Pinto’s book tries its hand at several modes and
approaches that engage the reader at various levels.
There is the lively conceit poem, ‘Alphabet Soup’,
as well as a small grove of ‘tree’ poems,
some haiku-like in their elliptical pictorial style:
‘You are not a baobab./ You are a complacent,
middle-class/ Clerk-in-a-sari/ Who would not share her
chestnuts.’ (‘Tree 4). There is the strangely
disquieting prose poem, ‘Sleep’. There is
the narrative poem, ‘Incident at Chira Bazaar’
and the still-life poem, ‘Dadiba’s Matka’

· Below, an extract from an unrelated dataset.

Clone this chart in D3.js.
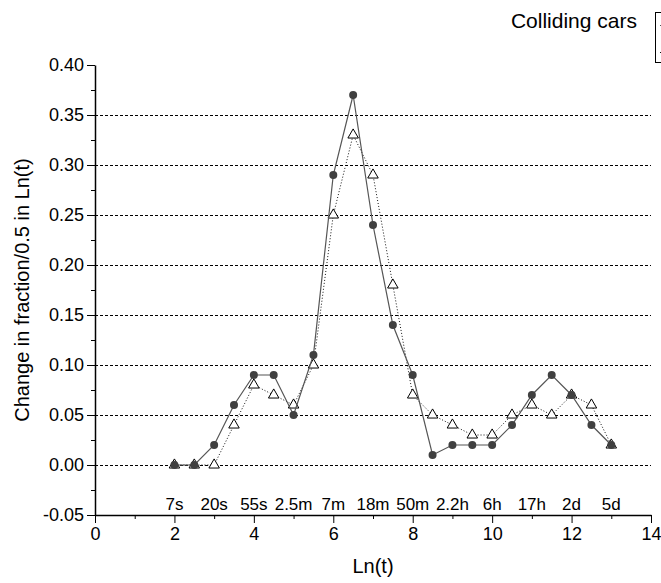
<!DOCTYPE html>
<html>
<head>
<meta charset="utf-8">
<script src="https://cdn.jsdelivr.net/npm/d3@7"></script>
<style>
  body { margin: 0; background: #fff; }
  svg { font-family: "Liberation Sans", Arial, sans-serif; }
</style>
</head>
<body>
<div id="chart"></div>
<script>
// Ln(t) positions of the measurements
const lnT = [2, 2.5, 3, 3.5, 4, 4.5, 5, 5.5, 6, 6.5, 7, 7.5, 8, 8.5, 9, 9.5, 10, 10.5, 11, 11.5, 12, 12.5, 13];
// filled circles, solid line
const seriesA = [0.00, 0.00, 0.02, 0.06, 0.09, 0.09, 0.05, 0.11, 0.29, 0.37, 0.24, 0.14, 0.09, 0.01, 0.02, 0.02, 0.02, 0.04, 0.07, 0.09, 0.07, 0.04, 0.02];
// open triangles, dotted line
const seriesB = [0.00, 0.00, 0.00, 0.04, 0.08, 0.07, 0.06, 0.10, 0.25, 0.33, 0.29, 0.18, 0.07, 0.05, 0.04, 0.03, 0.03, 0.05, 0.06, 0.05, 0.07, 0.06, 0.02];

// time labels written inside the plot
const timeX = [2, 3, 4, 5, 6, 7, 8, 9, 10, 11, 12, 13];
const timeLabels = ["7s", "20s", "55s", "2.5m", "7m", "18m", "50m", "2.2h", "6h", "17h", "2d", "5d"];

const xMajor = [0, 2, 4, 6, 8, 10, 12, 14];
const xMinor = [1, 3, 5, 7, 9, 11, 13];
const yMajor = [-0.05, 0, 0.05, 0.10, 0.15, 0.20, 0.25, 0.30, 0.35, 0.40];
const yMinor = [-0.025, 0.025, 0.075, 0.125, 0.175, 0.225, 0.275, 0.325, 0.375];
const gridY = [0, 0.05, 0.10, 0.15, 0.20, 0.25, 0.30, 0.35];

const legendTitle = "Colliding cars";

// chart dimensions
const width = 661;
const height = 583;
const marginLeft = 95;
const marginRight = 10;
const marginTop = 65;
const marginBottom = 68;

const x = d3.scaleLinear().domain([0, 14]).range([marginLeft, width - marginRight]);
const y = d3.scaleLinear().domain([-0.05, 0.40]).range([height - marginBottom, marginTop]);

const svg = d3.select("#chart")
    .append("svg")
    .attr("width", width)
    .attr("height", height)
    .attr("viewBox", [0, 0, width, height]);

// dashed horizontal grid
svg.append("g")
    .selectAll("line")
    .data(gridY)
    .join("line")
    .attr("x1", x(0))
    .attr("x2", x(14))
    .attr("y1", d => Math.round(y(d)) + 0.5)
    .attr("y2", d => Math.round(y(d)) + 0.5)
    .attr("stroke", "#000")
    .attr("stroke-width", 1)
    .attr("stroke-dasharray", "3,2");

// axes
const fmt = d => d3.format(".2f")(d).replace("\u2212", "-");
const axisFont = g => g.selectAll("text")
    .attr("font-size", 18)
    .attr("fill", "#000")
    .attr("font-family", "Liberation Sans, Arial, sans-serif");

svg.append("g")
    .attr("transform", `translate(0,${y(-0.05)})`)
    .call(d3.axisBottom(x).tickValues(xMinor).tickSize(4).tickFormat(""))
    .call(g => g.select(".domain").remove());

svg.append("g")
    .attr("transform", `translate(0,${y(-0.05)})`)
    .call(d3.axisBottom(x).tickValues(xMajor).tickSize(8).tickSizeOuter(0).tickPadding(4))
    .call(g => g.select(".domain").attr("stroke-width", 1.5))
    .call(axisFont);

svg.append("g")
    .attr("transform", `translate(${x(0)},0)`)
    .call(d3.axisLeft(y).tickValues(yMinor).tickSize(4).tickFormat(""))
    .call(g => g.select(".domain").remove());

svg.append("g")
    .attr("transform", `translate(${x(0)},0)`)
    .call(d3.axisLeft(y).tickValues(yMajor).tickSize(8).tickSizeOuter(0).tickPadding(3).tickFormat(fmt))
    .call(g => g.select(".domain").attr("stroke-width", 1.5))
    .call(axisFont);

// time labels
svg.append("g")
    .selectAll("text")
    .data(timeX)
    .join("text")
    .attr("x", d => x(d))
    .attr("y", y(-0.05) - 5)
    .attr("text-anchor", "middle")
    .attr("font-size", 17)
    .text((d, i) => timeLabels[i]);

// triangle series (dotted)
const line = d3.line().x((d, i) => x(lnT[i])).y(d => y(d));
svg.append("path")
    .datum(seriesB)
    .attr("d", line)
    .attr("fill", "none")
    .attr("stroke", "#111")
    .attr("stroke-width", 1)
    .attr("stroke-dasharray", "1,2");

svg.append("g")
    .selectAll("path")
    .data(seriesB)
    .join("path")
    .attr("transform", (d, i) => `translate(${x(lnT[i])},${y(d)})`)
    .attr("d", d3.symbol(d3.symbolTriangle, 48))
    .attr("fill", "#fff")
    .attr("stroke", "#000")
    .attr("stroke-width", 1);

// circle series (solid)
svg.append("path")
    .datum(seriesA)
    .attr("d", line)
    .attr("fill", "none")
    .attr("stroke", "#555")
    .attr("stroke-width", 1.2);

svg.append("g")
    .selectAll("circle")
    .data(seriesA)
    .join("circle")
    .attr("cx", (d, i) => x(lnT[i]))
    .attr("cy", d => y(d))
    .attr("r", 4)
    .attr("fill", "#404040");

// axis titles
svg.append("text")
    .attr("x", (x(0) + x(14)) / 2)
    .attr("y", 573)
    .attr("text-anchor", "middle")
    .attr("font-size", 20)
    .text("Ln(t)");

svg.append("text")
    .attr("transform", `translate(29,${(y(-0.05) + y(0.40)) / 2}) rotate(-90)`)
    .attr("text-anchor", "middle")
    .attr("font-size", 20)
    .text("Change in fraction/0.5 in Ln(t)");

// legend (runs off the right edge)
svg.append("text")
    .attr("x", 637)
    .attr("y", 28)
    .attr("text-anchor", "end")
    .attr("font-size", 21)
    .text(legendTitle);

svg.append("rect")
    .attr("x", 655.5)
    .attr("y", 12.5)
    .attr("width", 60)
    .attr("height", 50)
    .attr("fill", "none")
    .attr("stroke", "#000")
    .attr("stroke-width", 1);

svg.append("line")
    .attr("x1", 660).attr("x2", 680)
    .attr("y1", 25.5).attr("y2", 25.5)
    .attr("stroke", "#555");
svg.append("line")
    .attr("x1", 660).attr("x2", 680)
    .attr("y1", 52.5).attr("y2", 52.5)
    .attr("stroke", "#111")
    .attr("stroke-dasharray", "1,2");
</script>
</body>
</html>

(which reminds you just how animated still-life can
be). There are ironic poems (‘Well, If You’re
A Poet, Write Me A Poem’), and poems of wry self-deprecation:
‘And I know that another body awaits me/ And another,
another./ Each rebellious, different, uncompromising/
Built in with state-of-the-art aches’ (‘At
Thirty’).
There is a poem – my personal favourite -- that
offers a comic-apocalyptic vision in which paper mutinies
against a bewildered humanity, ushering in a terrifying
world: ‘Rivers black with ink/ Bank notes printed
with runes/ Textbooks in lost languages/ And poetry
replaced by Reader’s Digest mailers’ (‘The
Quiet Rebellion of Paper’). Appropriately, images
pervade this vividly dystopic poem thickly, profusely,
and in ‘kamikaze squads’. And yet, the poet
is also capable of restraint and effective understatement
when required, as in ‘For Allan Whom I Never Saw’
(‘Only a baby could be distracted/ From the important
business of dying’) or ‘Rictus’, a
poem about the death of a parent: ‘What flows
out of his body?/ Ordinary dreams and old fables/ A
few riddles, a moral of two, some gaps/ The last fear.’

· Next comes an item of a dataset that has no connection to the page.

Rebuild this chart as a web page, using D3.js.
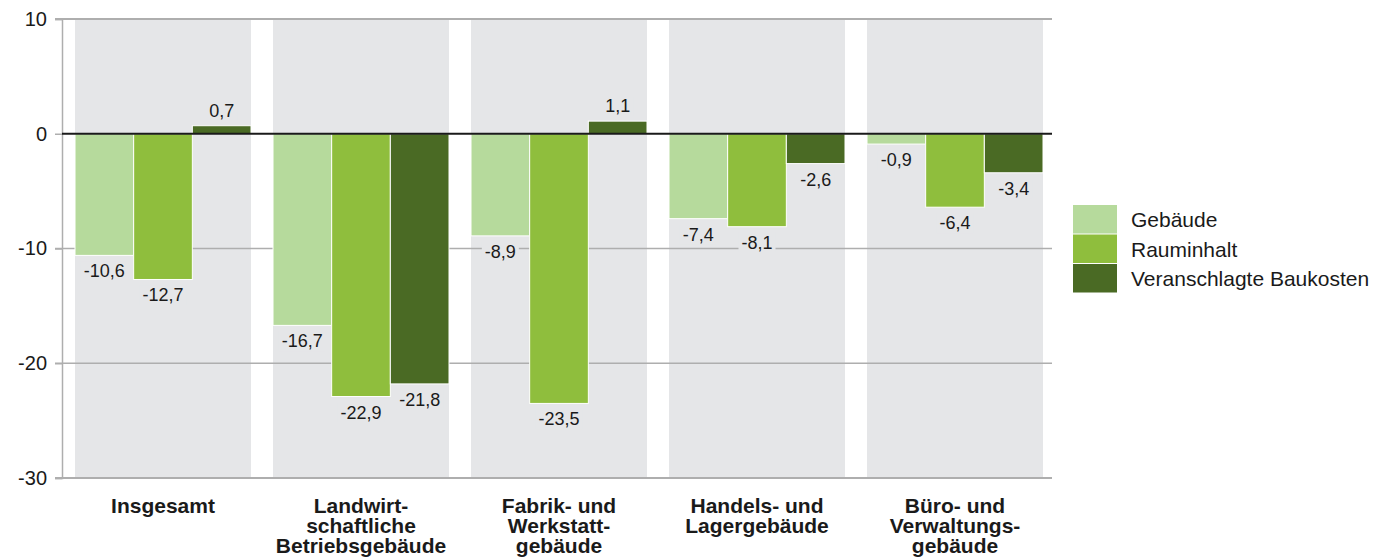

But the poems that stand out in this collection, to
my mind, are those that grapple with a welter of emotions
– raw, messy, contradictory, unsettling, often
overwhelming. The operative word is ‘grapple’,
for the poet does not resort to the easy options: pat
irony, intellectualism or sentimentality. The result
is poetry that allows itself awkward angles, edges,
jagged pauses, hoarse moments, uneasy alliances between
imagistic spareness and excess. There is a capacity
for vulnerability, for self-implication, an acknowledgement
of a soiled self that finds it difficult to forgive
itself. This is a voice that realises that ‘clerks,
like poets, need to dream’, but then finds it
has to deal with the complex demands attendant on the
decision to be inclusive, on the acceptance of contradiction,
even dysfunction.
And so you have the teacher who longs to tell his students
that he has ‘wanted to ask the same questions’,
and has ‘accepted the same lies’. There
is the lover’s need for resolution: ‘Do
you live in terror of a chance meeting/ A semaphored
recognition, a face jerked away? …I do.’
And there is the need to bridge the emotional impasse
with a parent: ‘I wish I could keep my heart unguilty,
my love fresh/ My thoughts wide-ranging, my eyes new…’

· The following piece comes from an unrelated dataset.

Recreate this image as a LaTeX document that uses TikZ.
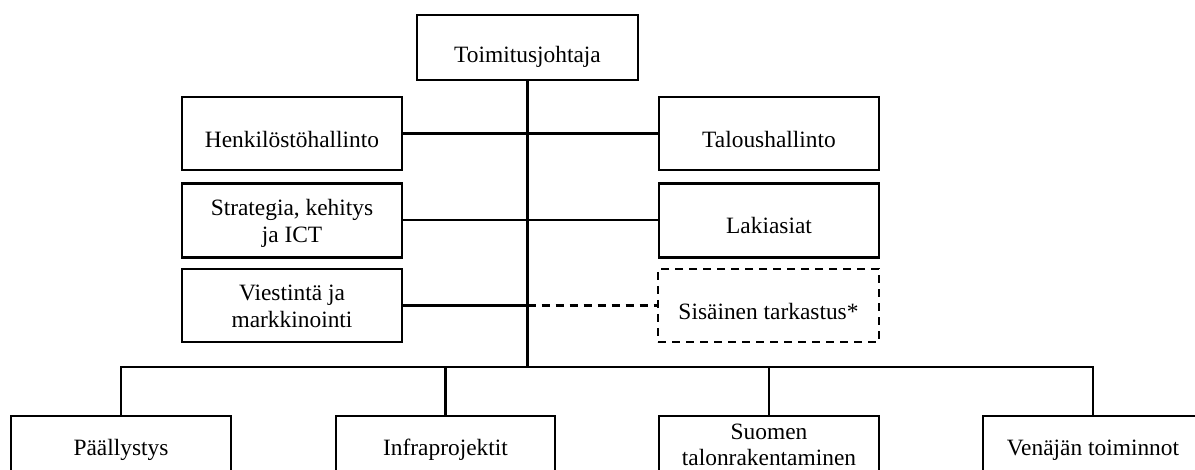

What makes these moments work is the fact that they
are arrived at through a journey – sometimes shared,
sometimes implicit – that is as existential as
it is linguistic. ‘Asylum’ offers
us a voice that is accomplished enough to acknowledge
those areas where accomplishment must be abandoned,
craft surrendered. Pinto’s poetic skill lies in
knowing when to make that surrender.